Diktator Italia ini bersama-sama dengan filsif Giovanni Gentile menulis Doktrin Fasisme, sebuah essai yang pertama kali diterbitkan pada 1932

Essay itu dipandang sebagai pengejawantahan pandangan politik sekaligus pengelanaan tentang fasisme oleh Mussolini setelah ia meraih kekuasaan secara konstitusional pada 1922 dan menegakan cara diktator pada 1925.

Mussolini ditangkap pada 1943 dan dibebaskan dari penjara oleh pasukan khusus Jerman, namun tertangkap dan dihukum mati oleh pasukan Italia. Jasadnya yang setengah telanjang digantung terbalik menjadi pemandangan warga di kota Milan.

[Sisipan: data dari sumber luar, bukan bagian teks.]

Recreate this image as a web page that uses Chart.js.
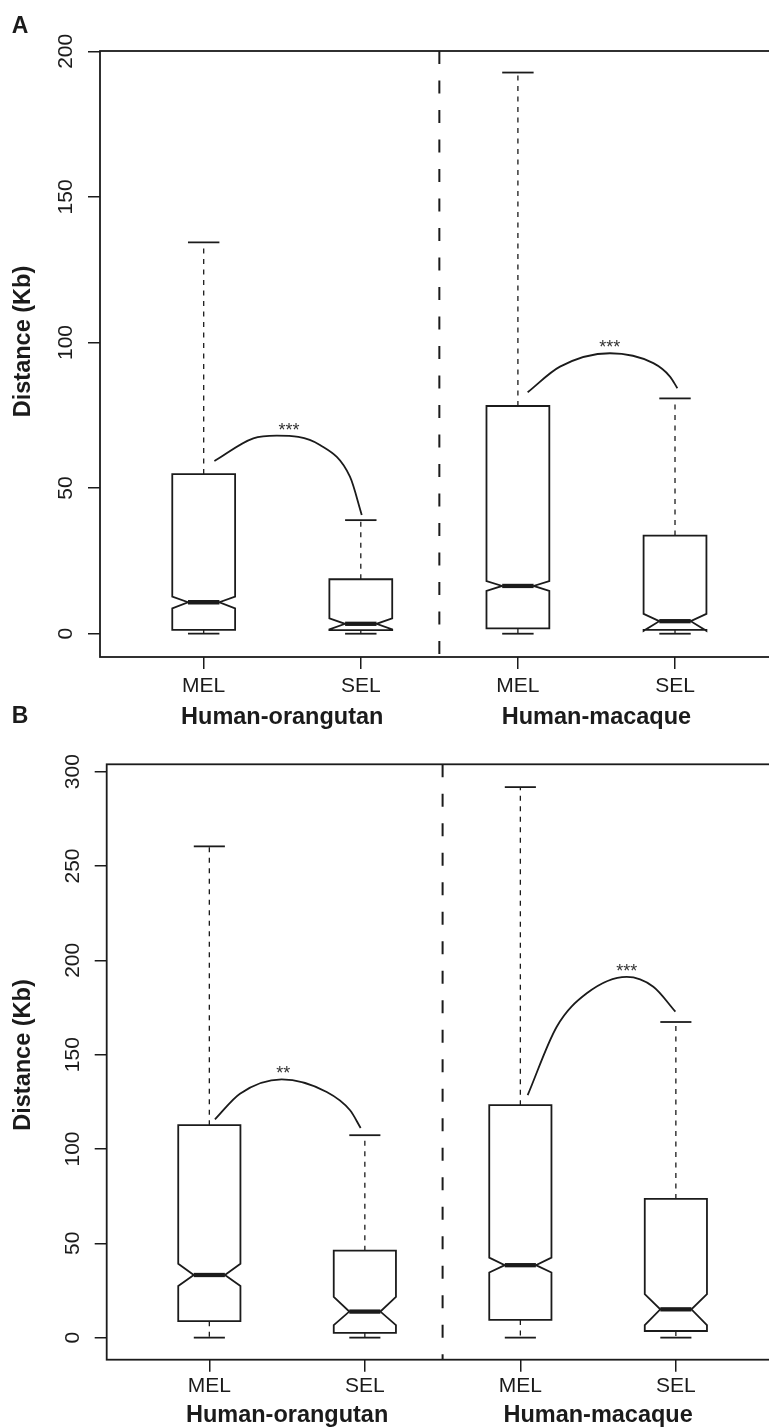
<!DOCTYPE html>
<html>
<head>
<meta charset="utf-8">
<script src="https://cdn.jsdelivr.net/npm/chart.js@4.4.1/dist/chart.umd.min.js"></script>
<style>
  html, body { margin: 0; padding: 0; background: #fff; overflow: hidden; }
  #wrap { position: relative; width: 769px; height: 1427px; overflow: hidden; }
  canvas { position: absolute; left: 0; }
  #panelA { top: 0; }
  #panelB { top: 690px; }
</style>
</head>
<body>
<div id="wrap">
  <canvas id="panelA" width="790" height="740"></canvas>
  <canvas id="panelB" width="790" height="737"></canvas>
</div>
<script>
// boxes sit at x = 1..4
const categories = ['MEL', 'SEL', 'MEL', 'SEL'];
const groups = ['Human-orangutan', 'Human-macaque'];
const groupCentres = [1.5, 3.5];
const dividerAt = 2.5;
const xRange = [0.34, 4.66];

// panel A, distance in Kb
const aLow = [0, 0, 0, 0];
const aQ1 = [1.3, 1.2, 1.8, 1.3];
const aNotchLow = [8.7, 1.5, 14.7, 1.0];
const aMedian = [10.8, 3.4, 16.4, 4.3];
const aNotchHigh = [12.7, 5.3, 18.1, 6.8];
const aQ3 = [54.8, 18.7, 78.2, 33.7];
const aHigh = [134.4, 39.0, 192.7, 80.8];
const aTicks = [0, 50, 100, 150, 200];
const aRange = [-8.0, 200.1];
// significance arcs, panel A
const aArc1X = [1.068, 1.316, 1.465, 1.740, 1.931, 2.006];
const aArc1Y = [59.3, 67.1, 68.0, 64.8, 53.9, 40.8];
const aArc2X = [3.062, 3.268, 3.586, 3.862, 3.968, 4.015];
const aArc2Y = [82.9, 91.7, 96.3, 92.9, 88.3, 84.3];
const aStars = ['***', '***'];
const aStarX = [1.543, 3.584];
const aStarY = [67.9, 96.5];

// panel B
const bLow = [0, 0, 0, 0];
const bQ1 = [8.7, 2.5, 9.4, 3.5];
const bNotchLow = [27.4, 6.6, 34.5, 6.6];
const bMedian = [33.2, 13.8, 38.4, 15.0];
const bNotchHigh = [39.2, 21.6, 42.4, 23.0];
const bQ3 = [112.6, 46.1, 123.2, 73.5];
const bHigh = [260.4, 107.3, 291.8, 167.3];
const bTicks = [0, 50, 100, 150, 200, 250, 300];
const bRange = [-11.7, 303.9];
const bArc1X = [1.036, 1.197, 1.465, 1.755, 1.905, 1.973];
const bArc1Y = [115.7, 129.3, 136.9, 130.2, 120.5, 111.1];
const bArc2X = [3.047, 3.234, 3.427, 3.684, 3.855, 3.997];
const bArc2Y = [128.5, 164.8, 182.5, 191.2, 186.0, 172.8];
const bStars = ['**', '***'];
const bStarX = [1.476, 3.684];
const bStarY = [136.9, 191.3];

const INK = '#1b1b1b';
const FONT = '"Liberation Sans", Arial, Helvetica, sans-serif';

function seg(ctx, x1, y1, x2, y2) {
  ctx.beginPath();
  ctx.moveTo(x1, y1);
  ctx.lineTo(x2, y2);
  ctx.stroke();
}

function boxPlugin(p) {
  return {
    id: 'notchedBoxes',
    beforeDatasetsDraw(chart) {
      const { ctx, chartArea: a, scales: { x, y } } = chart;
      const py = v => y.getPixelForValue(v);
      ctx.save();
      ctx.strokeStyle = INK;
      // dashed line between the two species pairs
      const xd = x.getPixelForValue(dividerAt);
      ctx.lineWidth = 2;
      ctx.setLineDash([13, 16.5]);
      seg(ctx, xd, a.top, xd, a.bottom);

      categories.forEach((c, i) => {
        const xc = x.getPixelForValue(i + 1);
        const hw = x.getPixelForValue(i + 1.2) - xc;
        // whiskers
        ctx.setLineDash([5, 5.5]);
        ctx.lineWidth = 1.3;
        seg(ctx, xc, py(p.q3[i]), xc, py(p.high[i]));
        seg(ctx, xc, py(p.q1[i]), xc, py(p.low[i]));
        ctx.setLineDash([]);
        ctx.lineWidth = 1.8;
        seg(ctx, xc - hw / 2, py(p.high[i]), xc + hw / 2, py(p.high[i]));
        seg(ctx, xc - hw / 2, py(p.low[i]), xc + hw / 2, py(p.low[i]));
        // notched box, same outline as R's boxplot(notch = TRUE)
        ctx.beginPath();
        ctx.moveTo(xc - hw, py(p.q1[i]));
        ctx.lineTo(xc - hw, py(p.notchLow[i]));
        ctx.lineTo(xc - hw / 2, py(p.median[i]));
        ctx.lineTo(xc - hw, py(p.notchHigh[i]));
        ctx.lineTo(xc - hw, py(p.q3[i]));
        ctx.lineTo(xc + hw, py(p.q3[i]));
        ctx.lineTo(xc + hw, py(p.notchHigh[i]));
        ctx.lineTo(xc + hw / 2, py(p.median[i]));
        ctx.lineTo(xc + hw, py(p.notchLow[i]));
        ctx.lineTo(xc + hw, py(p.q1[i]));
        ctx.closePath();
        ctx.fillStyle = '#fff';
        ctx.fill();
        ctx.stroke();
        ctx.lineWidth = 4.3;
        seg(ctx, xc - hw / 2, py(p.median[i]), xc + hw / 2, py(p.median[i]));
      });
      ctx.restore();
    },
    afterDraw(chart) {
      const { ctx, chartArea: a, scales: { x, y } } = chart;
      ctx.save();
      ctx.strokeStyle = INK;
      ctx.lineWidth = 1.8;
      ctx.strokeRect(a.left, a.top, a.right - a.left, a.bottom - a.top);

      ctx.fillStyle = '#333';
      ctx.font = '18px ' + FONT;
      ctx.textAlign = 'center';
      ctx.textBaseline = 'alphabetic';
      p.stars.forEach((s, i) => {
        ctx.fillText(s, x.getPixelForValue(p.starX[i]), y.getPixelForValue(p.starY[i]));
      });

      ctx.fillStyle = INK;
      ctx.font = 'bold 23.5px ' + FONT;
      ctx.textBaseline = 'middle';
      groups.forEach((g, i) => {
        ctx.fillText(g, x.getPixelForValue(groupCentres[i]), a.bottom + p.groupDy);
      });

      ctx.save();
      ctx.translate(23.3, (a.top + a.bottom) / 2 + p.titleDy);
      ctx.rotate(-Math.PI / 2);
      ctx.fillText('Distance (Kb)', 0, 0);
      ctx.restore();

      ctx.font = 'bold 23px ' + FONT;
      ctx.fillText(p.letter, 20, 26.7);
      ctx.restore();
    }
  };
}

function arcSet(xs, ys) {
  return {
    data: xs.map((v, i) => ({ x: v, y: ys[i] })),
    borderColor: INK,
    borderWidth: 1.8,
    pointRadius: 0,
    fill: false,
    cubicInterpolationMode: 'monotone'
  };
}

function makePanel(p) {
  new Chart(document.getElementById(p.canvas), {
    type: 'line',
    data: { datasets: p.arcs.map(a => arcSet(a[0], a[1])) },
    options: {
      responsive: false,
      animation: false,
      layout: { padding: { top: p.padTop, right: p.padRight, bottom: p.padBottom, left: 0 } },
      plugins: { legend: { display: false }, tooltip: { enabled: false } },
      scales: {
        x: {
          type: 'linear',
          min: xRange[0],
          max: xRange[1],
          afterBuildTicks: s => { s.ticks = categories.map((c, i) => ({ value: i + 1 })); },
          afterFit: s => { s.height = 50; },
          border: { display: false },
          grid: { drawOnChartArea: false, drawTicks: true, tickLength: 12, color: INK, lineWidth: 1.5 },
          ticks: {
            autoSkip: false, maxRotation: 0, padding: p.xTickPad,
            font: { family: FONT, size: 21 }, color: INK,
            callback: v => categories[Math.round(v) - 1]
          }
        },
        y: {
          type: 'linear',
          min: p.range[0],
          max: p.range[1],
          afterBuildTicks: s => { s.ticks = p.ticks.map(v => ({ value: v })); },
          afterFit: s => { s.width = p.leftWidth; },
          border: { display: false },
          grid: { drawOnChartArea: false, drawTicks: true, tickLength: 12, color: INK, lineWidth: 1.5 },
          ticks: {
            minRotation: 90, maxRotation: 90, crossAlign: 'center', padding: 4,
            font: { family: FONT, size: 21 }, color: INK
          }
        }
      }
    },
    plugins: [boxPlugin(p)]
  });
}

makePanel({
  canvas: 'panelA', letter: 'A',
  low: aLow, q1: aQ1, notchLow: aNotchLow, median: aMedian, notchHigh: aNotchHigh, q3: aQ3, high: aHigh,
  ticks: aTicks, range: aRange,
  arcs: [[aArc1X, aArc1Y], [aArc2X, aArc2Y]],
  stars: aStars, starX: aStarX, starY: aStarY,
  leftWidth: 100, padTop: 51, padRight: 11.3, padBottom: 33,
  xTickPad: 5, groupDy: 60.3, titleDy: -12.5
});

makePanel({
  canvas: 'panelB', letter: 'B',
  low: bLow, q1: bQ1, notchLow: bNotchLow, median: bMedian, notchHigh: bNotchHigh, q3: bQ3, high: bHigh,
  ticks: bTicks, range: bRange,
  arcs: [[bArc1X, bArc1Y], [bArc2X, bArc2Y]],
  stars: bStars, starX: bStarX, starY: bStarY,
  leftWidth: 106.7, padTop: 74.3, padRight: 11.5, padBottom: 17.3,
  xTickPad: 2, groupDy: 55.7, titleDy: -7
});
</script>
</body>
</html>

Sang Jenderal Julius Caesar



3. Julius Caesar

Sejumlah diktator ternyata pernah menulis buku dan karya tulis lainnya. (Sumber Clara Grosch via Wikipedia)

Julius Caesar menuliskan pengalaman serangan di Gaul atau Galia ketika ia masih menjadi jenderal terkemuka Romawi. Di dalamnya, ia membeberkan pertempuran dan intrik-intrik yang berlangsung selama masa 9 tahun.

Serangkaian kemenangannya mengundang rasa iri para musuhnya di kota Roma dan Julius Caesarpun menuliskan hal  itu untuk menggalang dukungan masyarakat umum.

Walaupun sukses di Gaul, ia kemudian menghadapi perang sipil, meraih kekuasaan di Roma, dan kemudian diangkat menjadi diktator seumur hidup sebelum dibunuh oleh para senator yang melawan pada 15 Maret 44 M.

4. Saddam Hussein

Sejumlah diktator ternyata pernah menulis buku dan karya tulis lainnya.(Sumber CNN)

Menurut putrinya, diktator terguling di Irak itu menyelesaikan novel ke empatnya ‘Enyahlah, Setan-setan’ sehari sebelum pasukan AS menduduki negaranya pada 2003.

Buku setebal 256 halaman itu berkisah tentang pergumulan antara Timur Tengah dan AS. Buku itu diterbitkan secara controversial oleh suatu penerbit Jepang pada 2008, setelah dilarang di Yordania.

Sejumlah novel sebelumnya oleh Hussein berkutat tentang kepahlawanan Irak, kisah cinta antara pemimpin bengis dengan istrinya yang tertekan dan berasala dari kalangan jelata, dan otobiografi pembentukan kekuasannya dalam Partai Baath.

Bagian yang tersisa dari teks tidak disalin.